By Bruce Levine–

CHICAGO (CBS) — If you were Cubs president of baseball operations Theo Epstein or general manager Jed Hoyer, would you trade a young power hitter for a possible Gold Glove center fielder with a career .292 batting average and .329 on-base percentage?

Questions like that are being discussed these days in the business building across from Wrigley Field. The Cubs’ addition of outfielder Jason Heyward on an eight-year deal has increased the speculation of a trade that could involve Chicago right fielder Jorge Soler for speedy Atlanta center fielder Ender Inciarte, the 25-year-old former Diamondback who was dealt to the Braves recently as a part of the Shelby Miller deal.

Soler would be an unnecessary part of the 2016 equation if the Cubs decide against moving Heyward into center field. Outfield defense was a weakness for the 2015 club. Because of great defensive charting and positioning by bench/outfield coach Davy Martinez, the defenders held their own in the regular season. The cover was blown in the playoffs, where inexperience and a lack of range took a big bite out of the Chicago’s run at a National League pennant.

The subject of scouting the 23-year-old Soler is a tricky one. He possesses a great arm and tremendous power projections. With a team-friendly contract (Soler will earn about $3.6 million in 2016, part of a nine-year, $30-million deal signed in 2012), he’s easy to either trade or keep in his present role.

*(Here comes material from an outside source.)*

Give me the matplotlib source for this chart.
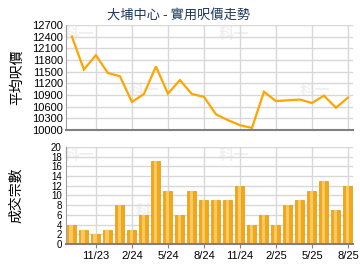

The fact that the Cubs could become too left-handed in their lineup also is reason for pause before dealing Soler. Projecting full seasons for Soler after just two years in the big leagues is difficult. Some minor injuries have prevented him from playing complete seasons. In 2015, Soler had 10 homers, 47 RBIs and a .723 OPS in 101 games.

Still, the upside is huge for teams that could add real power in an era where that is a difficult commodity to find. The Cubs can afford to part with it because they’re flush with big-timber types. Soler should bring a talented player or package of players if he’s moved.

Inciarte has some intriguing skills of his own to offer. Under contract control until 2020, the left-handed hitter can fly and puts the ball in play a ton. With Arizona in 2015, he hit .303 in 561 plate appearances. The bad news is he doesn’t walk often. The good news is he struck out only once every 10 at-bats. All of that equals a guy who hits a lot of ground balls and could be above-average in stealing a base and scoring runs.

Outfield defense is where Inciarte excels. He has a strong arm and plus range, according to scouts and metric reports. He played a lot of corner outfield in Arizona last season due to the outstanding season for A.J. Pollock.

A veteran National League scout gives Inciarte a 65 rating on defense, which is “good” in the 20-to-80 scale.

“He has an awesome arm with a quicker release than Soler,” the scout said. “For me, Inciarte and Heyward would save 100 runs (over the course of a season) between them.”

The Cubs are in a great position after their recent flurry of signings and the Starlin Castro deal with the Yankees. They don’t have to overreact to a volatile market place right now. Opening Day is still 111 days away. That leaves plenty of time to add an outfielder and two more pieces on the pitching staff, if they desire.